With another operators (that got bought out by my current one) i had years without any overnight stay out of base, however that was only possible because we had a very small route network and extremely streamlined operation.

Junkflyer
20th Oct 2010, 05:13
Not familiar with SWA routes, though the company I fly for flies short-haul routes with the 717, typically 6-8 legs a day. And yes we are home every night.
If you haven't begun training yet you are still quite far from even considering a job with these airlines and the future may hold a lot of changes. You must be prepared to spend a lot of days on the road if you want to fly for an airline.

SNS3Guppy
20th Oct 2010, 06:04
So if I choose only to fly 737s shorthaul, can I be home every night?

"Choose" is the word that leaps out. You don't get to choose.

If you're familiar with the phrase "Beggars can't be choosers," then you need to understand that as a pilot coming out of flight training (and for the next ten to twenty years thereafter), you're the beggar.

Consider yourself lucky to find work. To imagine you'll get to choose, especially a place in your career that won't be accessible for at least a decade, may be overstepping yourself, a bit.

I don't fly "short haul," though I am home more than some who do. I'm typically gone for several weeks with my current assignment, and I've often been gone for six to ten months or more, with others. that ten months without seeing home.

Airplanes get used for many things, but when it comes to moving people and boxes and gear from A to B, airplanes are used because they go long distances quickly. This means leaving home and rapidly moving away from it.

Unlike office work, where one drives to a building and secretes one's self in a cubicle, flying involves driving to an airport and secreting one's self in a cubicle which zips away from home, and the airport, at five or six hundred miles per hour. The airplanes don't come to us; we go to the airplanes, where ever they may be, and where ever they may go.

Find someone in aviation who has held the same job throughout their career, and you may well have discovered something more rare than a hens tooth, a four leaf clover, or the ark of the covenant. Aviation is all about getting laid off, furloughed, downsized, or moving from one assignment to another as one gains hours, experience, ratings, etc, or as companies close, go under, go bankrupt, fail, merge, and so forth. Aviation is about as stable as a mudslide on a rainsoaked hillside, and it always runs downhill...right on top of you.

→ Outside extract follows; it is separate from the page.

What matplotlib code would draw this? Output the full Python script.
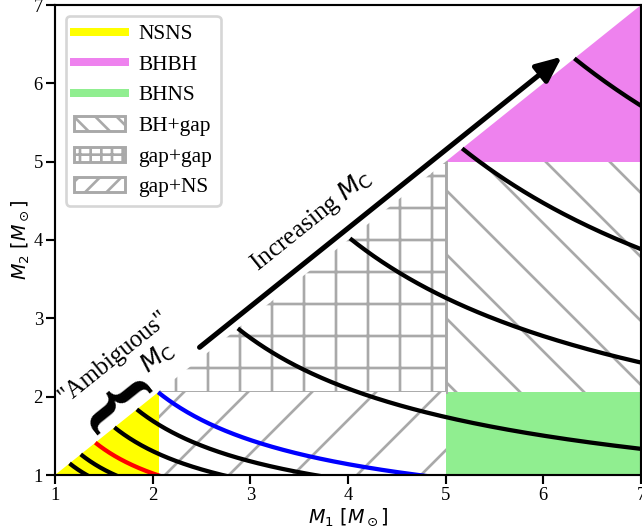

Getting a job, indeed choosing a job that's local and has you home every night, if you're so fortunate as to be able to do so, is to choose the temporary. All things in aviation are temporary; what goes up must come down, and that includes airplanes, profits, and companies. If it flies it can fail, and it's never, ever a matter of if, but always when.

Aviation is an adventure. Are you up to it?